Just compare this with the description from “Opal Mehta” on page 59:
"Every inch of me had been cut, filed, steamed, exfoliated, polished, painted, or moisturized. I didn't look a thing like Opal Mehta. Opal Mehta didn't own five pairs of shoes so expensive they could have been traded in for a small sailboat."

The New York Times took up the story as well and reported that parts of Viswanathan's novel had an uncanny resemblance to Sophie Kinsella's Can You Keep a Secret?”

Viswanathan is her defense claimed that the main character in McCafferty’s books, a smart NJ teen named Jessica Darling, “inspired” her to “internalize” prose.
Mmmm, isn’t that an elegant way of saying “ripping off”?
She appeared on NBC's Today Show and informed a skeptical Katie Couric that the similarities were “unintentional.”
As I was writing, I genuinely believed that every single word I was writing was my own,” she claimed.
All I can say is that, while reading Megan McCafferty's books, I just internalized her words. I never intended to take any of her words.”
Yeah, sure, that will hold up in court!

Ms. V’s publisher first contemplated to publish a revised edition of the novel, but later on decided to scrap it all together.
The lucrative book deal (half a Million for two books) was cancelled.
I bet their legal/PR team had a lot to do with that. (Crisis management, anyone?)

Ms. Viswanathan is smart cookie, so why did she go through all this trouble to rip off others?
My guess is that the answer lies in the way she marketed her novel.
She hooked up with a “book packaging company” called Alloy Entertainment (formally known as 17th Street Productions).
They share copyright with the enterprising Viswanathan.
Book packagers or book producers act as liaisons between publishing houses and everyone who works to put together a book--authors, artists, editors, photographers, researchers, indexers, and sometimes even printers.
Alloy helped Viswanathan to make her work more commercially viable and helped her to “flesh out the concept.” How far did the co-writing go?
Alloy specializes in “teen glam” fiction – may be some overeager staffers did a bit of cut and paste?

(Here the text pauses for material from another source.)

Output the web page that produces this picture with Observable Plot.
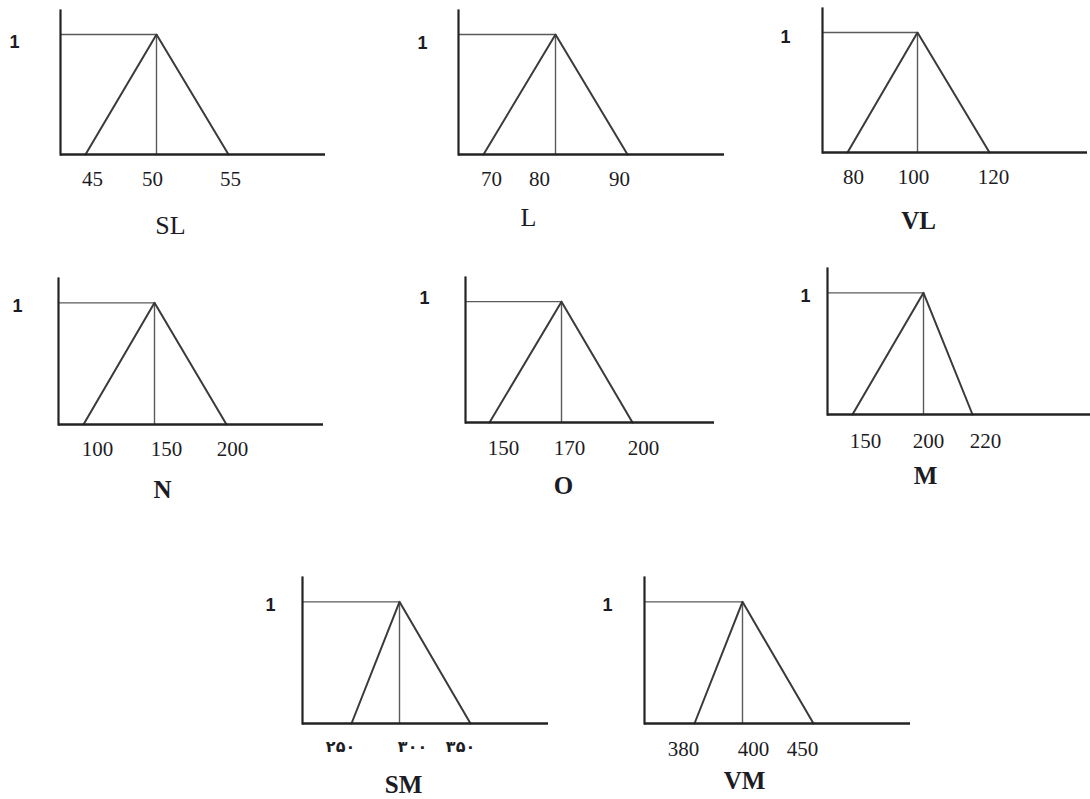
<!DOCTYPE html>
<html><head><meta charset="utf-8">
<script src="https://cdn.jsdelivr.net/npm/d3@7"></script>
<script src="https://cdn.jsdelivr.net/npm/@observablehq/plot@0.6"></script>
<style>
html,body{margin:0;padding:0;background:#fff;}
#chart{position:relative;width:1090px;height:799px;overflow:hidden;background:#fff;}
#chart svg{position:absolute;overflow:visible;}
</style></head><body><div id="chart"></div>
<script>
// ---- data ----
const setNames  = ["SL", "L", "VL", "N", "O", "M", "SM", "VM"];
const leftFoot  = [45, 70, 80, 100, 150, 150, 250, 380];
const peakAt    = [50, 80, 100, 150, 170, 200, 300, 400];
const rightFoot = [55, 90, 120, 200, 200, 220, 350, 450];
const tickText  = [
  ["45", "50", "55"],
  ["70", "80", "90"],
  ["80", "100", "120"],
  ["100", "150", "200"],
  ["150", "170", "200"],
  ["150", "200", "220"],
  ["۲۵۰", "۳۰۰", "۳۵۰"],
  ["380", "400", "450"]
];
const peakMembership = 1;
const peakLabel = "1";

// ---- layout (pixels of the page; the hand-drawn axes are not uniform) ----
const layout = [
  {axX: 60,  axTop: 10,  axY: 154, axRight: 325,  px: [85, 156, 228],  tickDx: [7, -4, 2],    tickDy: 31, titleDx: 14,  titleDy: 79, oneDx: -46, oneDy: 8,  bold: false, persian: false},
  {axX: 458, axTop: 10,  axY: 154, axRight: 724,  px: [483, 555, 627], tickDx: [8, -16, -8],  tickDy: 31, titleDx: -27, titleDy: 71, oneDx: -36, oneDy: 9,  bold: false, persian: false},
  {axX: 822, axTop: 8,   axY: 152, axRight: 1087, px: [847, 917, 989], tickDx: [6, -4, 4],    tickDy: 31, titleDx: 1,   titleDy: 76, oneDx: -37, oneDy: 5,  bold: true,  persian: false},
  {axX: 58,  axTop: 278, axY: 424, axRight: 323,  px: [83, 154, 226],  tickDx: [14, 12, 6],   tickDy: 31, titleDx: 8,   titleDy: 73, oneDx: -41, oneDy: 3,  bold: true,  persian: false},
  {axX: 465, axTop: 277, axY: 422, axRight: 714,  px: [489, 561, 632], tickDx: [14, 8, 11],   tickDy: 32, titleDx: 2,   titleDy: 71, oneDx: -41, oneDy: -3, bold: true,  persian: false},
  {axX: 827, axTop: 268, axY: 414, axRight: 1090, px: [852, 923, 972], tickDx: [13, 5, 13],   tickDy: 33, titleDx: 2,   titleDy: 69, oneDx: -22, oneDy: 3,  bold: true,  persian: false},
  {axX: 302, axTop: 577, axY: 723, axRight: 548,  px: [351, 399, 470], tickDx: [-11, 13, -10],tickDy: 28, titleDx: 4,   titleDy: 69, oneDx: -32, oneDy: 3,  bold: true,  persian: true},
  {axX: 644, axTop: 577, axY: 723, axRight: 910,  px: [694, 742, 813], tickDx: [-11, 11, -11],tickDy: 32, titleDx: 2,   titleDy: 65, oneDx: -37, oneDy: 3,  bold: true,  persian: false}
];

const AXIS = "#232323", TRI = "#3a3a3a", THIN = "#5a5a5a", INK = "#1c1c24";
const chart = document.getElementById("chart");

setNames.forEach((name, i) => {
  const L = layout[i];
  const left = L.axX - 60;
  const padBottom = 90;
  const vals = [leftFoot[i], peakAt[i], rightFoot[i]];
  // piecewise mapping of the sketch's non-uniform axis
  const sketch = d3.scaleLinear().domain(vals).range(L.px);
  const axisStart = sketch.invert(L.axX);
  const pts = [
    {x: leftFoot[i], y: 0},
    {x: peakAt[i], y: peakMembership},
    {x: rightFoot[i], y: 0}
  ];
  const tickMarks = vals.map((v, j) => Plot.text([{v, t: tickText[i][j]}], {
    x: "v", y: () => 0, text: "t",
    dx: L.tickDx[j], dy: L.tickDy, lineAnchor: "bottom", textAnchor: "middle",
    fontFamily: L.persian ? "DejaVu Sans" : "Liberation Serif",
    fontSize: L.persian ? 16 : 21, fontWeight: L.persian ? "bold" : "normal",
    fill: INK
  }));
  const svg = Plot.plot({
    width: L.axRight - left,
    height: (L.axY - L.axTop) + padBottom,
    marginLeft: 60, marginRight: 0, marginTop: 0, marginBottom: padBottom,
    x: {transform: sketch, domain: [L.axX, L.axRight], axis: null},
    y: {domain: [0, 1.2], axis: null},
    style: {background: "transparent", overflow: "visible"},
    marks: [
      Plot.ruleY([peakMembership], {x1: () => axisStart, x2: () => peakAt[i], stroke: THIN, strokeWidth: 1.4}),
      Plot.ruleX([peakAt[i]], {y1: 0, y2: peakMembership, stroke: THIN, strokeWidth: 1.4}),
      Plot.line(pts, {x: "x", y: "y", stroke: TRI, strokeWidth: 2}),
      Plot.frame({anchor: "left", stroke: AXIS, strokeWidth: 2.2}),
      Plot.ruleY([0], {stroke: AXIS, strokeWidth: 2.6}),
      ...tickMarks,
      Plot.text([peakLabel], {
        frameAnchor: "left", y: () => peakMembership, text: d => d,
        dx: L.oneDx, dy: L.oneDy, textAnchor: "middle", lineAnchor: "middle",
        fontFamily: "Liberation Sans", fontWeight: "bold", fontSize: 18, fill: INK
      }),
      Plot.text([name], {
        x: () => peakAt[i], y: () => 0, text: d => d,
        dx: L.titleDx, dy: L.titleDy, textAnchor: "middle", lineAnchor: "bottom",
        fontFamily: "Liberation Serif", fontWeight: L.bold ? "bold" : "normal",
        fontSize: L.bold ? 25 : 26, fill: INK
      })
    ]
  });
  svg.querySelectorAll("text").forEach(t => {
    if (/[\u06F0-\u06F9]/.test(t.textContent)) t.style.letterSpacing = "4px";
  });
  svg.style.left = left + "px";
  svg.style.top = L.axTop + "px";
  chart.appendChild(svg);
});
</script></body></html>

Viswanathan’s past writings are also under scrutiny.
The Record of Bergen County (180,000-circulation daily paper in northern New Jersey) announced that it will review the news articles written by Viswanathan during her stint as an intern in 2003 and 2004.

The big winner in this amazing story is Ms. Megan McCafferty - our main victim.
If copying is the highest form of flattery, she is on top of the world.
The latest count shows that more than 40 passages were lifted from her novels by Kaavya Viswanathan.
At this moment, McCafferty has more than 400,000 copies in print (compared to Viswanathan’s 100,000) and recently launched her third novel “Charmed Thirds”.
Megan declined all interviews, and let publishers and lawyers speak for her.
According to her publisher:
This has been an enormous distraction for Megan. It's been a very, very difficult and devastating couple of weeks for her.”
Cheer up dear, it’s time to laugh all the way to the bank.

Are you curious to know what Ms. Viswanathan wants to be after graduation from Harvard? No, not a lawyer, but close – an investment banker on Wall Street!